America’s elderly presidential candidates want to return the country to a fantasy mid-20th-century past. Their mantra is to restore manufacturing. But neither understands modern manufacturing or how America can forge a dynamic and secure future.

The Cato Institute has reported that—contrary to conventional belief—U.S. manufacturing accounts for a larger share of global output than Japan, Germany, South Korea and India combined. America’s productivity is far ahead, too. In 2019, the value added by the average American manufacturing worker was $141,000, exceeding second-place South Korea by more than $44,000 a worker and China by more than $120,000.

Global markets reflect this strength. Between 2002 and 2021, U.S. manufacturing exports more than doubled, with sales second only to China, which dominated low-end production. Foreigners understand American industry better than Joe Biden or Donald Trump does; they invested $2.1 trillion in U.S. manufacturing, including $121 billion in 2021, before Mr. Biden’s subsidies.

…..

The U.S. economy’s evolution from agriculture to manufacturing and now to services reflects changes in what Americans buy. Today, that means spending on healthcare, entertainment, sophisticated equipment and education.
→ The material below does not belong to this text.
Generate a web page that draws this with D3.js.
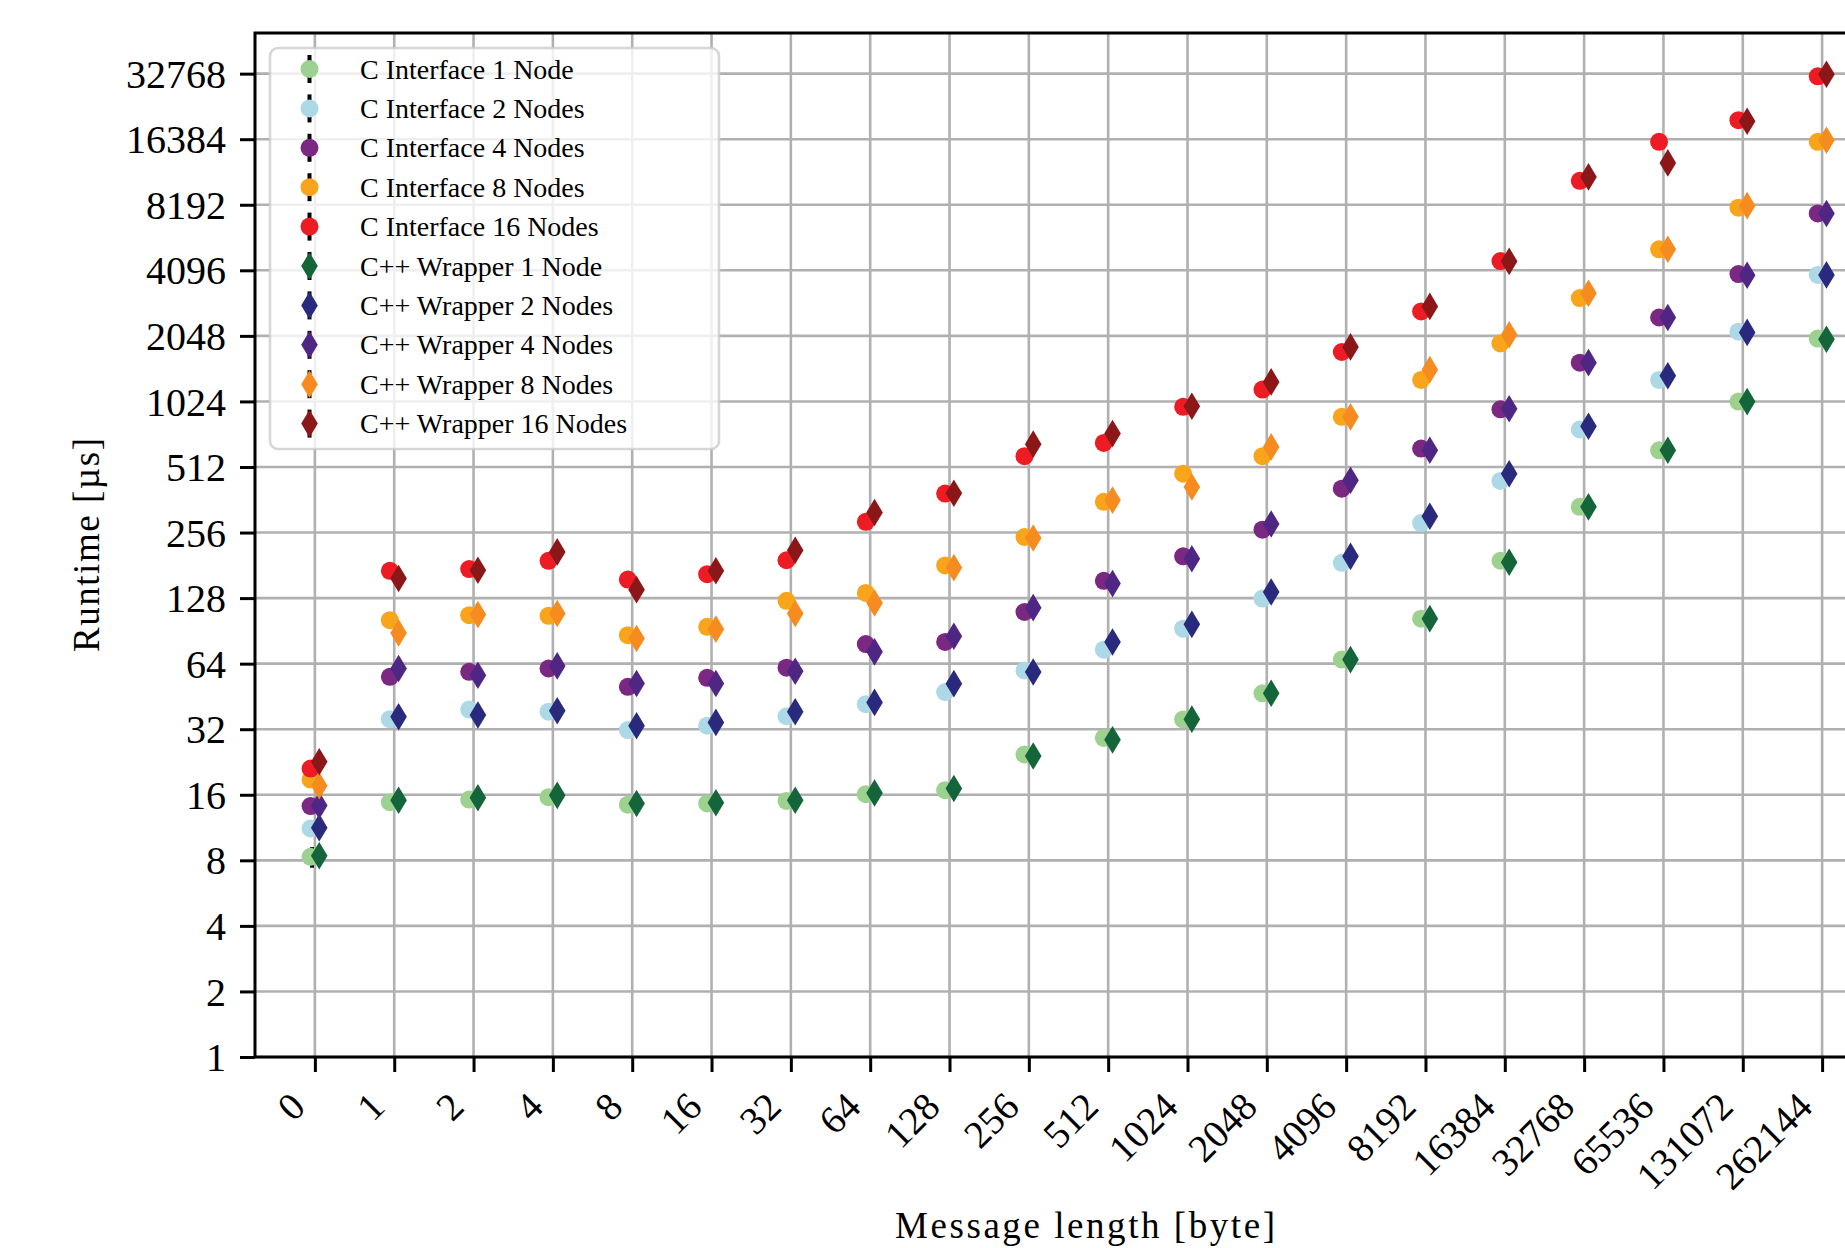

The Biden-Trump economy of nostalgia won’t lead to higher wages. Research by the Bureau of Labor Statistics and the Federal Reserve Bank of St. Louis shows that manufacturing workers earn less than the average private-sector worker. Manufacturing workers in higher-tech sectors, with greater productivity, fare better. These jobs benefit from trade, but Messrs. Biden and Trump fail to understand how a modern trade agenda can serve America’s interests and promote our values.

…..

Yet in the face of change, America’s two protectionist presidents retreated. Their formula has been to tax trade through higher tariffs, restrict the use of foreign inputs for American businesses, and bust the budget with hundreds of billions of dollars in subsidies. By directing patronage to favored causes and protecting others from competition, they are adding costs, limiting the country’s adaptability, and eroding U.S. financial resilience.